• WHAT IS BEING ASKED
Drop every picture, then transcribe the remaining data exactly.

START RECORDED INFORMATION

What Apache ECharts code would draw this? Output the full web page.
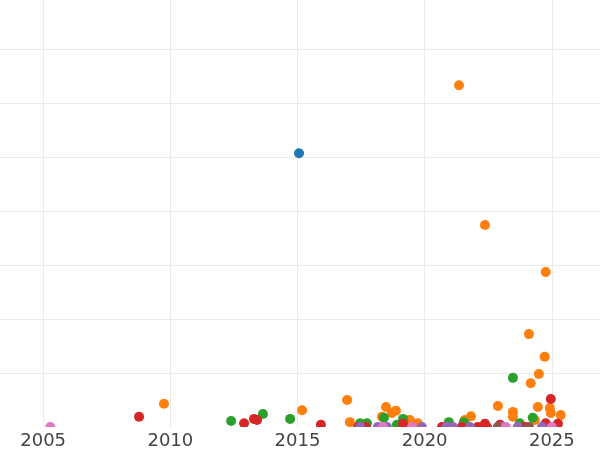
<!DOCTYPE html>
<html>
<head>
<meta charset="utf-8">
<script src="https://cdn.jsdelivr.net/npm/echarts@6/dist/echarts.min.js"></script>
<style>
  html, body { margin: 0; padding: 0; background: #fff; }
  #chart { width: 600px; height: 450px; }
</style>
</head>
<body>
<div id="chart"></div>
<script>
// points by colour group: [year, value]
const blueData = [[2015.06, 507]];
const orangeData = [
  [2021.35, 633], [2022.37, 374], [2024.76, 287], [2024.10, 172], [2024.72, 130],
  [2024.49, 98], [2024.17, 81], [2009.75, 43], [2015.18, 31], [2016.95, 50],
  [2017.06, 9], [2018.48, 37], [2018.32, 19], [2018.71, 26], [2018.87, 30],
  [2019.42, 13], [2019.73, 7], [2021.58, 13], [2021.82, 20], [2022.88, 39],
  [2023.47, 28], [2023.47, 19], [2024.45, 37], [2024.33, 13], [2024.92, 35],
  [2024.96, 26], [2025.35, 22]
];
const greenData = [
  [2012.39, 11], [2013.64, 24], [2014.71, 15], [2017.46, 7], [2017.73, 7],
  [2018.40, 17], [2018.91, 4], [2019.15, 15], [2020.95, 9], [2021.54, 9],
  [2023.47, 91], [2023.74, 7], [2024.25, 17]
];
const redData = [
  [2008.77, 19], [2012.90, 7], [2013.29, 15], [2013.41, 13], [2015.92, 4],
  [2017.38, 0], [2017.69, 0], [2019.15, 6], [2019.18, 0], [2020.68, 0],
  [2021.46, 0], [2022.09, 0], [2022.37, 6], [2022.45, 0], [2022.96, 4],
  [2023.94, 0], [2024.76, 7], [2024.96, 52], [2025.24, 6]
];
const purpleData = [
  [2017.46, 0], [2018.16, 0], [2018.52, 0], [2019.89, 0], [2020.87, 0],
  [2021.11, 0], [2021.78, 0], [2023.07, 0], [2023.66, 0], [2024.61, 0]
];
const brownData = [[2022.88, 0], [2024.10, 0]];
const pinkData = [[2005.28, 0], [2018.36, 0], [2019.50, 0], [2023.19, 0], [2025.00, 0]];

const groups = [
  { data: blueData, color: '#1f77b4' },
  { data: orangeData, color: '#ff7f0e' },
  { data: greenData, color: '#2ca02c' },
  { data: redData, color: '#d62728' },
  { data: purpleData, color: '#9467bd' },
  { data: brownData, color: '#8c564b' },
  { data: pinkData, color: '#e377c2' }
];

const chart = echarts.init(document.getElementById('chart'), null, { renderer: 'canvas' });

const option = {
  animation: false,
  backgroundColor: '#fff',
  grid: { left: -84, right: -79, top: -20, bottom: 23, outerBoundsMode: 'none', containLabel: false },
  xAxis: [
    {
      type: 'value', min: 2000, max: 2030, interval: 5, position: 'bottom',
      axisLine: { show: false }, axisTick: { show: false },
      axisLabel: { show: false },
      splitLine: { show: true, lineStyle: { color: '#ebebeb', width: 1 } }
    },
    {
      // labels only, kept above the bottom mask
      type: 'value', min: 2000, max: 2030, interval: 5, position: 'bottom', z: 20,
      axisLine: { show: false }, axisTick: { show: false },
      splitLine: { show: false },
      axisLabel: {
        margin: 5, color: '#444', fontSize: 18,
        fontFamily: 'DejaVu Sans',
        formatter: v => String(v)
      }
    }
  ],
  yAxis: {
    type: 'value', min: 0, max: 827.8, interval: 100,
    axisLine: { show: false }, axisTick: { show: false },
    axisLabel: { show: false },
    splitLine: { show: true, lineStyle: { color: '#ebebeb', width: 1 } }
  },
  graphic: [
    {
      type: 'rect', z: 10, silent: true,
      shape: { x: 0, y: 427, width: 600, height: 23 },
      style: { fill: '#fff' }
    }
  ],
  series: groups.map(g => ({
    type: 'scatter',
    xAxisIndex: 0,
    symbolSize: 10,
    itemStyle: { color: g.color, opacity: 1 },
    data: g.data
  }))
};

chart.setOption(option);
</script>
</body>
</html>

END RECORDED INFORMATION

• RESULT
What Apache ECharts code would draw this? Output the full web page.
<!DOCTYPE html>
<html>
<head>
<meta charset="utf-8">
<script src="https://cdn.jsdelivr.net/npm/echarts@6/dist/echarts.min.js"></script>
<style>
  html, body { margin: 0; padding: 0; background: #fff; }
  #chart { width: 600px; height: 450px; }
</style>
</head>
<body>
<div id="chart"></div>
<script>
// points by colour group: [year, value]
const blueData = [[2015.06, 507]];
const orangeData = [
  [2021.35, 633], [2022.37, 374], [2024.76, 287], [2024.10, 172], [2024.72, 130],
  [2024.49, 98], [2024.17, 81], [2009.75, 43], [2015.18, 31], [2016.95, 50],
  [2017.06, 9], [2018.48, 37], [2018.32, 19], [2018.71, 26], [2018.87, 30],
  [2019.42, 13], [2019.73, 7], [2021.58, 13], [2021.82, 20], [2022.88, 39],
  [2023.47, 28], [2023.47, 19], [2024.45, 37], [2024.33, 13], [2024.92, 35],
  [2024.96, 26], [2025.35, 22]
];
const greenData = [
  [2012.39, 11], [2013.64, 24], [2014.71, 15], [2017.46, 7], [2017.73, 7],
  [2018.40, 17], [2018.91, 4], [2019.15, 15], [2020.95, 9], [2021.54, 9],
  [2023.47, 91], [2023.74, 7], [2024.25, 17]
];
const redData = [
  [2008.77, 19], [2012.90, 7], [2013.29, 15], [2013.41, 13], [2015.92, 4],
  [2017.38, 0], [2017.69, 0], [2019.15, 6], [2019.18, 0], [2020.68, 0],
  [2021.46, 0], [2022.09, 0], [2022.37, 6], [2022.45, 0], [2022.96, 4],
  [2023.94, 0], [2024.76, 7], [2024.96, 52], [2025.24, 6]
];
const purpleData = [
  [2017.46, 0], [2018.16, 0], [2018.52, 0], [2019.89, 0], [2020.87, 0],
  [2021.11, 0], [2021.78, 0], [2023.07, 0], [2023.66, 0], [2024.61, 0]
];
const brownData = [[2022.88, 0], [2024.10, 0]];
const pinkData = [[2005.28, 0], [2018.36, 0], [2019.50, 0], [2023.19, 0], [2025.00, 0]];

const groups = [
  { data: blueData, color: '#1f77b4' },
  { data: orangeData, color: '#ff7f0e' },
  { data: greenData, color: '#2ca02c' },
  { data: redData, color: '#d62728' },
  { data: purpleData, color: '#9467bd' },
  { data: brownData, color: '#8c564b' },
  { data: pinkData, color: '#e377c2' }
];

const chart = echarts.init(document.getElementById('chart'), null, { renderer: 'canvas' });

const option = {
  animation: false,
  backgroundColor: '#fff',
  grid: { left: -84, right: -79, top: -20, bottom: 23, outerBoundsMode: 'none', containLabel: false },
  xAxis: [
    {
      type: 'value', min: 2000, max: 2030, interval: 5, position: 'bottom',
      axisLine: { show: false }, axisTick: { show: false },
      axisLabel: { show: false },
      splitLine: { show: true, lineStyle: { color: '#ebebeb', width: 1 } }
    },
    {
      // labels only, kept above the bottom mask
      type: 'value', min: 2000, max: 2030, interval: 5, position: 'bottom', z: 20,
      axisLine: { show: false }, axisTick: { show: false },
      splitLine: { show: false },
      axisLabel: {
        margin: 5, color: '#444', fontSize: 18,
        fontFamily: 'DejaVu Sans',
        formatter: v => String(v)
      }
    }
  ],
  yAxis: {
    type: 'value', min: 0, max: 827.8, interval: 100,
    axisLine: { show: false }, axisTick: { show: false },
    axisLabel: { show: false },
    splitLine: { show: true, lineStyle: { color: '#ebebeb', width: 1 } }
  },
  graphic: [
    {
      type: 'rect', z: 10, silent: true,
      shape: { x: 0, y: 427, width: 600, height: 23 },
      style: { fill: '#fff' }
    }
  ],
  series: groups.map(g => ({
    type: 'scatter',
    xAxisIndex: 0,
    symbolSize: 10,
    itemStyle: { color: g.color, opacity: 1 },
    data: g.data
  }))
};

chart.setOption(option);
</script>
</body>
</html>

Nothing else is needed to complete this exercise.